> **Recorded data**:
--------------------

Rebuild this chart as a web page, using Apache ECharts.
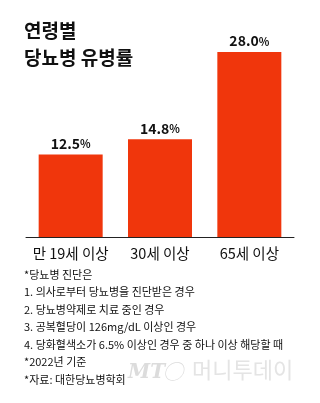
<!DOCTYPE html>
<html>
<head>
<meta charset="utf-8">
<script src="https://cdn.jsdelivr.net/npm/echarts@6/dist/echarts.min.js"></script>
<style>
  html, body { margin: 0; padding: 0; background: #fff; }
  #chart { width: 320px; height: 403px; }
</style>
</head>
<body>
<div id="chart"></div>
<script>
// Diabetes prevalence by age group (%)
const categories = ['만 19세 이상', '30세 이상', '65세 이상'];
const prevalence = [12.5, 14.8, 28.0];

const titleLines = ['연령별', '당뇨병 유병률'];
const notes = [
  '*당뇨병 진단은',
  '1. 의사로부터 당뇨병을 진단받은 경우',
  '2. 당뇨병약제로 치료 중인 경우',
  '3. 공복혈당이 126mg/dL 이상인 경우',
  '4. 당화혈색소가 6.5% 이상인 경우 중 하나 이상 해당할 때',
  '*2022년 기준',
  '*자료: 대한당뇨병학회'
];

const FONT = '"Noto Sans CJK KR", "Noto Sans", sans-serif';
const BAR = '#f0360c';

const chart = echarts.init(document.getElementById('chart'), null, { renderer: 'canvas' });

chart.setOption({
  backgroundColor: '#ffffff',
  animation: false,
  textStyle: { fontFamily: FONT },
  grid: { left: 26, right: 26, top: 52, bottom: 166 },
  xAxis: {
    type: 'category',
    data: categories,
    axisLine: { show: true, lineStyle: { color: '#222', width: 1 } },
    axisTick: { show: false },
    axisLabel: { interval: 0, color: '#111', fontSize: 14.5, margin: 9, fontFamily: FONT }
  },
  yAxis: {
    type: 'value',
    min: 0,
    max: 28,
    show: false,
    splitLine: { show: false }
  },
  series: [{
    type: 'bar',
    data: prevalence,
    barWidth: 64,
    itemStyle: { color: BAR },
    label: {
      show: true,
      position: 'top',
      distance: 4,
      formatter: p => '{v|' + p.value.toFixed(1) + '}{p|%}',
      rich: {
        v: { fontSize: 14, fontWeight: 'bold', color: '#111', fontFamily: FONT },
        p: { fontSize: 11, fontWeight: 'bold', color: '#111', fontFamily: FONT, padding: [1, 0, 0, 0] }
      }
    }
  }],
  graphic: [
    {
      type: 'text', left: 24, top: 17,
      style: { text: titleLines.join('\n'), fill: '#111', font: 'bold 19px ' + FONT, lineHeight: 27 }
    },
    {
      type: 'text', left: 24, top: 266,
      style: { text: notes.join('\n'), fill: '#111', font: '11px ' + FONT, lineHeight: 17.5 }
    },
    {
      type: 'text', left: 128, top: 363,
      style: { text: 'MT', fill: '#dcdcdc', font: 'italic bold 20px "DejaVu Serif", serif' }
    },
    {
      type: 'text', left: 163, top: 361,
      style: { text: '◯', fill: '#dcdcdc', font: 'italic 20px ' + FONT }
    },
    {
      type: 'text', left: 192, top: 359,
      style: { text: '머니투데이', fill: '#e4e4e4', font: '22px ' + FONT }
    }
  ]
});
</script>
</body>
</html>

--------------------

> **What you need to do**:
Return to the listing above and set it down exactly, leaving out its pictures.

> **Solution to this task**:
Rebuild this chart as a web page, using Apache ECharts.
<!DOCTYPE html>
<html>
<head>
<meta charset="utf-8">
<script src="https://cdn.jsdelivr.net/npm/echarts@6/dist/echarts.min.js"></script>
<style>
  html, body { margin: 0; padding: 0; background: #fff; }
  #chart { width: 320px; height: 403px; }
</style>
</head>
<body>
<div id="chart"></div>
<script>
// Diabetes prevalence by age group (%)
const categories = ['만 19세 이상', '30세 이상', '65세 이상'];
const prevalence = [12.5, 14.8, 28.0];

const titleLines = ['연령별', '당뇨병 유병률'];
const notes = [
  '*당뇨병 진단은',
  '1. 의사로부터 당뇨병을 진단받은 경우',
  '2. 당뇨병약제로 치료 중인 경우',
  '3. 공복혈당이 126mg/dL 이상인 경우',
  '4. 당화혈색소가 6.5% 이상인 경우 중 하나 이상 해당할 때',
  '*2022년 기준',
  '*자료: 대한당뇨병학회'
];

const FONT = '"Noto Sans CJK KR", "Noto Sans", sans-serif';
const BAR = '#f0360c';

const chart = echarts.init(document.getElementById('chart'), null, { renderer: 'canvas' });

chart.setOption({
  backgroundColor: '#ffffff',
  animation: false,
  textStyle: { fontFamily: FONT },
  grid: { left: 26, right: 26, top: 52, bottom: 166 },
  xAxis: {
    type: 'category',
    data: categories,
    axisLine: { show: true, lineStyle: { color: '#222', width: 1 } },
    axisTick: { show: false },
    axisLabel: { interval: 0, color: '#111', fontSize: 14.5, margin: 9, fontFamily: FONT }
  },
  yAxis: {
    type: 'value',
    min: 0,
    max: 28,
    show: false,
    splitLine: { show: false }
  },
  series: [{
    type: 'bar',
    data: prevalence,
    barWidth: 64,
    itemStyle: { color: BAR },
    label: {
      show: true,
      position: 'top',
      distance: 4,
      formatter: p => '{v|' + p.value.toFixed(1) + '}{p|%}',
      rich: {
        v: { fontSize: 14, fontWeight: 'bold', color: '#111', fontFamily: FONT },
        p: { fontSize: 11, fontWeight: 'bold', color: '#111', fontFamily: FONT, padding: [1, 0, 0, 0] }
      }
    }
  }],
  graphic: [
    {
      type: 'text', left: 24, top: 17,
      style: { text: titleLines.join('\n'), fill: '#111', font: 'bold 19px ' + FONT, lineHeight: 27 }
    },
    {
      type: 'text', left: 24, top: 266,
      style: { text: notes.join('\n'), fill: '#111', font: '11px ' + FONT, lineHeight: 17.5 }
    },
    {
      type: 'text', left: 128, top: 363,
      style: { text: 'MT', fill: '#dcdcdc', font: 'italic bold 20px "DejaVu Serif", serif' }
    },
    {
      type: 'text', left: 163, top: 361,
      style: { text: '◯', fill: '#dcdcdc', font: 'italic 20px ' + FONT }
    },
    {
      type: 'text', left: 192, top: 359,
      style: { text: '머니투데이', fill: '#e4e4e4', font: '22px ' + FONT }
    }
  ]
});
</script>
</body>
</html>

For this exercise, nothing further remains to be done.